Place the Solar panel with the data port facing sunrise. Place the Daylight Sensor horizontally with the data port facing North and the sensor facing up. Build a Logic Reader and a Batch Writer from the 2 Logic I/O Kits. Build a Math Unit from the Logic Processor kit and place the Logic Memory. Set the Logic Reader to read the Vertical Angle from the Daylight Sensor. Set the Logic Memory to 90. Set the left input of the Math Unit to read the Logic Memory. Set the right input of the Math Unit to read the Logic Reader. Set the bottom output of the Math Unit to subtract. Set the Batch Writer to read the Math unit and output the Vertical Angle to the Solar Panel (Dual). Rotate the Solar Panel to 270°. Add an Area Power Controller to make sure the Logic Chips do not lose power.

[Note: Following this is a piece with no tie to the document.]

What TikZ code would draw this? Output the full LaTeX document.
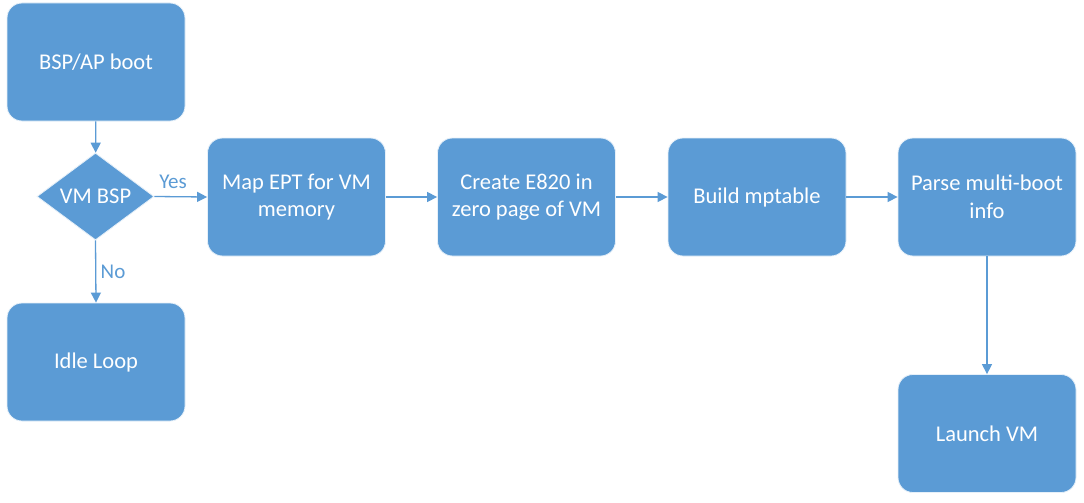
\documentclass[tikz,border=0pt]{standalone}
\usepackage{fontspec}
\setmainfont{Carlito}
\usetikzlibrary{shapes.geometric,arrows.meta}
\definecolor{boxblue}{HTML}{5B9BD5}
\begin{document}
\begin{tikzpicture}[x=1pt,y=-1pt,
  stepbox/.style={draw=white!85!boxblue,line width=0.8pt,fill=boxblue,rounded corners=15pt,minimum width=178pt,minimum height=118pt,align=center,text=white,font=\fontsize{22.5}{27.5}\selectfont,inner sep=0pt},
  decision/.style={diamond,draw=white!85!boxblue,line width=0.8pt,fill=boxblue,minimum width=117pt,minimum height=87pt,aspect=1.35,inner sep=0pt,text=white,font=\fontsize{22.5}{27.5}\selectfont},
  conn/.style={draw=boxblue,line width=1.3pt,-{Triangle[length=10pt,width=10pt]}},
  lbl/.style={text=boxblue,font=\fontsize{21}{24}\selectfont,inner sep=0pt}]
\useasboundingbox (0,0) rectangle (1084,503);
\fill[white] (0,0) rectangle (1084,503);
\node[stepbox] (boot) at (96,62) {BSP/AP boot};
\node[decision] (dec) at (95.5,196.5) {};
\node[text=white,font=\fontsize{22.5}{27.5}\selectfont,inner sep=0pt] (declbl) at (95.5,196.5) {VM BSP};
\node[stepbox] (idle) at (96,362) {Idle Loop};
\node[stepbox] (ept) at (296.5,197) {Map EPT for VM\\memory};
\node[stepbox] (e820) at (526.5,197) {Create E820 in\\zero page of VM};
\node[stepbox] (mpt) at (757,197) {Build mptable};
\node[stepbox] (parse) at (987,197) {Parse multi-boot\\info};
\node[stepbox] (launch) at (987,433.5) {Launch VM};
\draw[conn] (boot) -- (dec);
\draw[conn] (dec.east) -- (ept.west);
\draw[conn] (dec.south) -- (idle.north);
\draw[conn] (ept) -- (e820);
\draw[conn] (e820) -- (mpt);
\draw[conn] (mpt) -- (parse);
\draw[conn] (parse) -- (launch);
\node[lbl] (yes) at (173,182) {Yes};
\node[lbl] (no) at (113,272) {No};
\end{tikzpicture}
\end{document}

Two-Chip Horizontal Tracking can be upgraded by combining it with Four-Chip Vertical Tracking. Rather than building both at once it is possible to build the Two-Chip Horizontal Tracking and integrate Four-Chip Vertical Tracking at a later time. This is convenient for Brutal Starts as it costs fewer resources and takes less time to get a functioning solar power setup.

What do you need:

• Build the Two-Chip Horizontal Tracking as shown above.
• Build the Four-Chip Vertical Tracking as shown above.
• The daylight sensor and area power controller can be shared between the two setups.

To get a "100%" accurate solar tracker on planets with an offset solar arc, you need to include the Horizontal component to the solar angle.

What do you need:

• Kit (Logic I/O) x4
• Kit (Logic Processor)
• Kit (Logic Memory)
• Kit (Sensor) > Daylight Sensor

Place the Daylight Sensor facing up, with the Data Port facing north (0 degrees).

The panels should align themselves to the sun, you make sure to put the Power Port on the panels facing east (east - 90 degrees). If you've already built the panels and logic with the Power Port facing west, swapping the direction of the sensor so that its Data Port faces south will allow the setup to work with no additional changes.

Using Intergrated Logic Chips to track the sun will result in a much smaller logic set up, but the implementation might be a bit daunting at first. Conceptually the logic involved is the same.

• The orientation of the Solar Panel and Daylight Senor are the same.
• The Horizontal angle will need to be read from the Daylight Sensor
• The Vertical angle will need to be read for the Daylight Sensor
• The Vertical angle will need to be corrected.
  • The following correction must be applied. (Vertical Angel + 90 = Vertical Angle{corrected}
• The Horizontal Angle will need to be sent to the Solar Panel
• The Vertical Angle will need to be sent to the Solar Panel
• Begin the process again

What you need:

• Integrated Circuit (IC10)
• Kit (IC Housing)
• Kit (Sensor) > Daylight Sensor

And if you don't already have one set up:

• Kit (Computer)
• IC Editor Motherboard

Place the Daylight Sensor facing up, note which direction the Data Port is facing, and which direction the solar panel Power Port is facing. These two directions are needed in the code. The Daylight Sensor is connected to the d0 screw, that's all you need.

A simple code example can be found here: https://stationeering.com/tools/ic/_2FpmwojGnBq
This code is considered "inefficient" since it's hard-coded to spam all types of solar panels, even if you don't have them.

A better code example can be found here: https://stationeering.com/tools/ic/_2FpoBEcd3QK
It targets the solar-panel types on d2 and (optionally) d3, so it's less spammy. It also has an option for a display (Kit (Console)) on d1 that shows the sum of power output from both types of panels

Due to the coordinate system used by solar panels, it is actually possible to capture peak sunlight using two different (but related) H,V coordinates.

This screenshot shows two sets of solar panels, each with its own daylight sensor. Each sensor is oriented differently to properly match its panel and formulas. The panel on the right uses panel.horizontal = daysensor.horizontal; panel.vertical = 90-daysensor.vertical; while the panel on the left uses panel.horizontal = daysensor.horizontal; panel.vertical = daysensor.vertical + 90. They both achieve the same orientation.